-- start --
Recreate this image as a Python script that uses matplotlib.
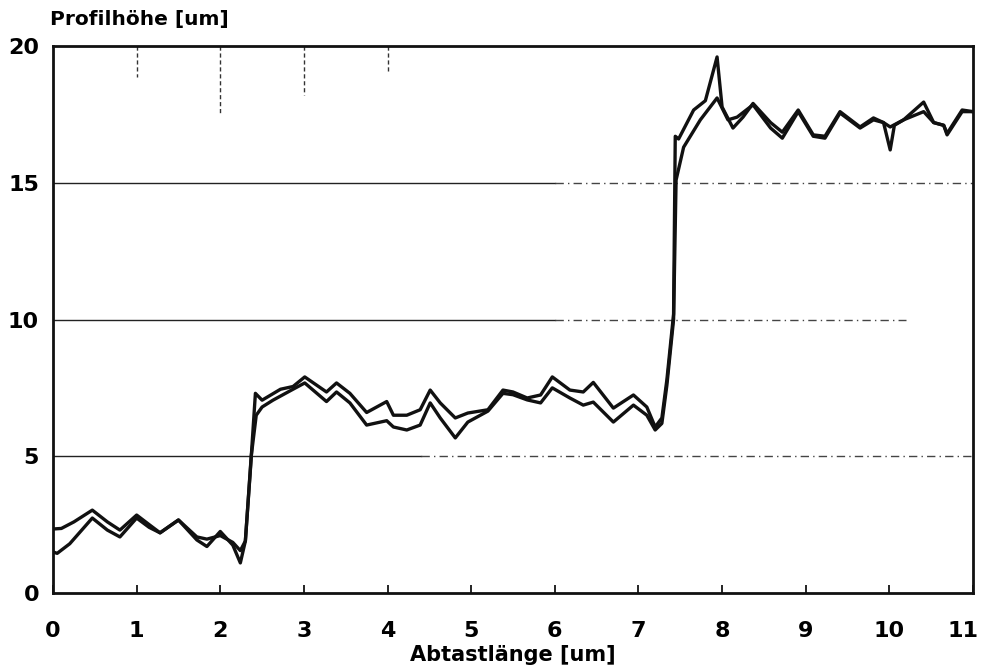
import matplotlib
matplotlib.use("Agg")
import matplotlib.pyplot as plt
from matplotlib.transforms import ScaledTranslation

# ---- data ----
xa = [0.0, 0.1, 0.25, 0.47, 0.65, 0.8, 1.0, 1.15, 1.28, 1.5, 1.72, 1.84, 2.0, 2.15, 2.24, 2.3,
      2.36, 2.42, 2.5, 2.72, 2.87, 3.01, 3.27, 3.39, 3.55, 3.75, 3.99, 4.07, 4.23, 4.39, 4.51,
      4.63, 4.81, 4.96, 5.2, 5.38, 5.5, 5.67, 5.83, 5.97, 6.18, 6.34, 6.46, 6.7, 6.94, 7.1,
      7.2, 7.28, 7.34, 7.42, 7.44, 7.48, 7.66, 7.8, 7.94, 8.0, 8.13, 8.25, 8.37, 8.58, 8.72,
      8.91, 9.09, 9.23, 9.41, 9.65, 9.81, 9.93, 10.01, 10.17, 10.41, 10.53, 10.65, 10.69,
      10.87, 11.0]
ya = [2.34, 2.36, 2.6, 3.03, 2.6, 2.3, 2.85, 2.5, 2.2, 2.67, 2.05, 1.97, 2.1, 1.85, 1.55, 1.9,
      4.5, 7.3, 7.05, 7.45, 7.55, 7.9, 7.35, 7.68, 7.3, 6.6, 7.0, 6.5, 6.5, 6.7, 7.42,
      6.95, 6.4, 6.58, 6.7, 7.42, 7.35, 7.13, 7.24, 7.9, 7.42, 7.35, 7.7, 6.76, 7.24, 6.8,
      6.07, 6.4, 7.8, 10.2, 16.7, 16.6, 17.66, 18.0, 19.6, 17.77, 17.0, 17.4, 17.9, 17.2, 16.85,
      17.66, 16.75, 16.7, 17.6, 17.04, 17.37, 17.2, 17.04, 17.3, 17.95, 17.2, 17.1, 16.8,
      17.66, 17.6]

xb = [0.0, 0.05, 0.2, 0.47, 0.65, 0.8, 1.0, 1.15, 1.28, 1.5, 1.72, 1.84, 2.0, 2.15, 2.24, 2.3,
      2.37, 2.43, 2.5, 2.63, 2.87, 3.01, 3.27, 3.39, 3.55, 3.75, 3.99, 4.07, 4.23, 4.39, 4.51,
      4.63, 4.81, 4.96, 5.2, 5.38, 5.5, 5.67, 5.83, 5.97, 6.18, 6.34, 6.46, 6.7, 6.94, 7.1,
      7.2, 7.28, 7.34, 7.42, 7.45, 7.54, 7.66, 7.74, 7.94, 8.07, 8.18, 8.37, 8.58, 8.72,
      8.91, 9.09, 9.23, 9.41, 9.65, 9.81, 9.93, 10.01, 10.06, 10.17, 10.41, 10.53, 10.65, 10.69,
      10.87, 11.0]
yb = [1.5, 1.45, 1.8, 2.74, 2.3, 2.05, 2.74, 2.4, 2.2, 2.67, 1.94, 1.7, 2.25, 1.75, 1.1, 1.9,
      5.0, 6.5, 6.8, 7.05, 7.45, 7.68, 7.0, 7.35, 6.95, 6.14, 6.3, 6.07, 5.96, 6.14, 6.95,
      6.4, 5.67, 6.25, 6.65, 7.3, 7.25, 7.06, 6.95, 7.5, 7.13, 6.87, 6.98, 6.25, 6.87, 6.5,
      5.96, 6.2, 7.6, 10.0, 15.1, 16.3, 16.9, 17.3, 18.1, 17.3, 17.4, 17.85, 17.0, 16.63,
      17.6, 16.7, 16.63, 17.55, 17.0, 17.3, 17.2, 16.2, 17.1, 17.3, 17.6, 17.2, 17.1, 16.75,
      17.6, 17.6]

grid_levels = [5, 10, 15]
xticks = list(range(0, 12))
yticks = [0, 5, 10, 15, 20]
top_marks = [1, 2, 3, 4]

# ---- figure ----
fig = plt.figure(figsize=(9.83, 6.69), dpi=100)
ax = fig.add_axes([53/983, 1-593/669, 920/983, 547/669])
ax.set_xlim(0, 11)
ax.set_ylim(0, 20)

font = dict(family=["DejaVu Sans"], weight="bold")

# gridlines: solid on the left, dash-dot further right
solid_end = {5: 4.4, 10: 6.0, 15: 6.0}
dash_end = {5: 11.0, 10: 10.2, 15: 11.0}
for lv in grid_levels:
    ax.plot([0, solid_end[lv]], [lv, lv], color="#222222", lw=1.0, zorder=1)
    ax.plot([solid_end[lv], dash_end[lv]], [lv, lv], color="#444444", lw=1.0,
            linestyle=(0, (6, 3, 1, 3)), zorder=1)

# dashed marks from the top edge
mark_len = {1: 1.15, 2: 2.45, 3: 1.8, 4: 0.95}
for m in top_marks:
    ax.plot([m, m], [20, 20 - mark_len[m]], color="#333333", lw=1.0,
            linestyle=(0, (3, 2)), zorder=1)

ax.plot(xa, ya, color="#111111", lw=2.4, solid_joinstyle="round", zorder=3)
ax.plot(xb, yb, color="#111111", lw=2.4, solid_joinstyle="round", zorder=3)

for s in ax.spines.values():
    s.set_linewidth(2.0)
    s.set_color("#111111")

ax.set_xticks(xticks)
ax.set_xticklabels([str(t) for t in xticks], fontsize=16, **font)
ax.set_yticks(yticks)
ax.set_yticklabels([str(t) for t in yticks], fontsize=16, **font)
ax.tick_params(axis="x", direction="in", length=6, width=1.2, pad=20)
ax.tick_params(axis="y", direction="in", length=0, pad=10)

# keep the last x label inside the canvas
last = ax.get_xticklabels()[-1]
last.set_transform(last.get_transform() + ScaledTranslation(-10/100, 0, fig.dpi_scale_trans))

fig.text(50/983, 1-20/669, "Profilhöhe [um]", fontsize=14.5, ha="left", va="center", **font)
fig.text(513/983, 1-655/669, "Abtastlänge [um]", fontsize=15, ha="center", va="center", **font)

fig.savefig("out.png", dpi=100)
-- end --
To do:
Using the listing above, show every line that includes the string "matplotlib".

Output:
Recreate this image as a Python script that uses matplotlib.
import matplotlib
matplotlib.use("Agg")
import matplotlib.pyplot as plt
from matplotlib.transforms import ScaledTranslation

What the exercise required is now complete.